For many highly secure, high-end, server farms, HP owns the market. Yes, there are other players in that game, too. But, here’s the problem, which weighs on the mind of IT people: hacking.
We do not profess to be deep into the details of the IT engineering stratosphere. We used to be. Today, our side of things is more on the executive level. We have broader decisions to make about content delivery.

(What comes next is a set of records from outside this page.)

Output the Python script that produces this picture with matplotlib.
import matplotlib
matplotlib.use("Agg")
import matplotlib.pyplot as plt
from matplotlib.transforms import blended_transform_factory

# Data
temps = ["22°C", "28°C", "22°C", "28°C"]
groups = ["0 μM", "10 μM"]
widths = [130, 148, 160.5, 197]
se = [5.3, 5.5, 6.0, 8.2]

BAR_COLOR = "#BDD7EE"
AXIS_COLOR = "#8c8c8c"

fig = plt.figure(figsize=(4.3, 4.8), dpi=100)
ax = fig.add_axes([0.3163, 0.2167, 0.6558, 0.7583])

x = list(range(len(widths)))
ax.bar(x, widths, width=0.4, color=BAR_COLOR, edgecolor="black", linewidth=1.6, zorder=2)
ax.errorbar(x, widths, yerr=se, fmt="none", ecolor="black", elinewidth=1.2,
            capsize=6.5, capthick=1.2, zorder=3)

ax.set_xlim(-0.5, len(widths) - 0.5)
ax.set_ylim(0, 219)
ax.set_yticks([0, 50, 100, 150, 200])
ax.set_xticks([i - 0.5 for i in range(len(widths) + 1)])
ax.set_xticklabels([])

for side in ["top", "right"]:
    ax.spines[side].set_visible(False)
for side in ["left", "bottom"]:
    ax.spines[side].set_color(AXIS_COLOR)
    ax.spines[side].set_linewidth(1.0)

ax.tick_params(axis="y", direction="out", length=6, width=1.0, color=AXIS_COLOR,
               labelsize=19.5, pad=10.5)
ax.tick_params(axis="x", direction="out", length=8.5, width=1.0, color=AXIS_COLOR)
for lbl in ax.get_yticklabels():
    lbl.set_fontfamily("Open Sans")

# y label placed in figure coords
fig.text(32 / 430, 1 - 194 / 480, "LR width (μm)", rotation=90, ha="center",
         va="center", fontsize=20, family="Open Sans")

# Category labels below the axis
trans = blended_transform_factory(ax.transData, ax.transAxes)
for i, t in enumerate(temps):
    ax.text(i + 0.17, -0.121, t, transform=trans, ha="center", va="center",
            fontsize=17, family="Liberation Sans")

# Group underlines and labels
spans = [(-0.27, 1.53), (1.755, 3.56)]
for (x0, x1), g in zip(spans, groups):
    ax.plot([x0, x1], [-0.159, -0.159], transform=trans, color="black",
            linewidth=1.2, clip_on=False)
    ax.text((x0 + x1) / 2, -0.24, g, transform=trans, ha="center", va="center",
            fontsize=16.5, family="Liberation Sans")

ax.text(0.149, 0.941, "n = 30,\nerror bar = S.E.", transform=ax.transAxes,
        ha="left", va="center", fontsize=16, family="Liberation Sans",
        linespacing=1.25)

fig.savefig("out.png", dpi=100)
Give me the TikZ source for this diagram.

What we do share with IT engineers are those security concerns. We have been told about how some exploration is being done by two huge media companies. That research is intended to mess up the efforts of hackers. This creative IT wisdom keeps content on the move by switching out hardware configurations as well as operating systems. The content delivery to the consumer remains smooth, but the technology changes as fast as every 5 seconds. At one moment, the media streams are delivering content over HP servers running Windows Server, and the next moment, they switch over to Apple hardware and Mac Server. In overview, we do see how hackers would be thwarted.
The downside is that it isn’t an easy thing to manage. It’s not something you can do with Adobe’s site management features in Dreamweaver.
Can we share the specifics?
Don’t ask.
What fascinates us is if 2 big media companies are using Mac Server, while they reconfigure their HP servers, is the Mac Server about to re-emerge as a significant player on the IT landscape? Is that a portion of what the much-discussed future of the Mac Pro is all about?
We have had to do some technology planning for 2018 and we have budgeted for in-house local area network (LAN) storage. We have always liked Mac Server, but we have had to wrestle with it, many times and have a big, and ever-growing need for such things in a LAN environment.
Of course, that’s fine for when we’re in-studio, but how about when we need those assets while we’re mobile? That’s something we have not figured out for our own LAN uses, but hopefully Apple and Adobe have a plan.
Brighter engineering minds than ours have surely been planning some very innovative solutions to such things. If we, and some big media companies, are a ready-made market, a great server solution could be the new technology gold mine.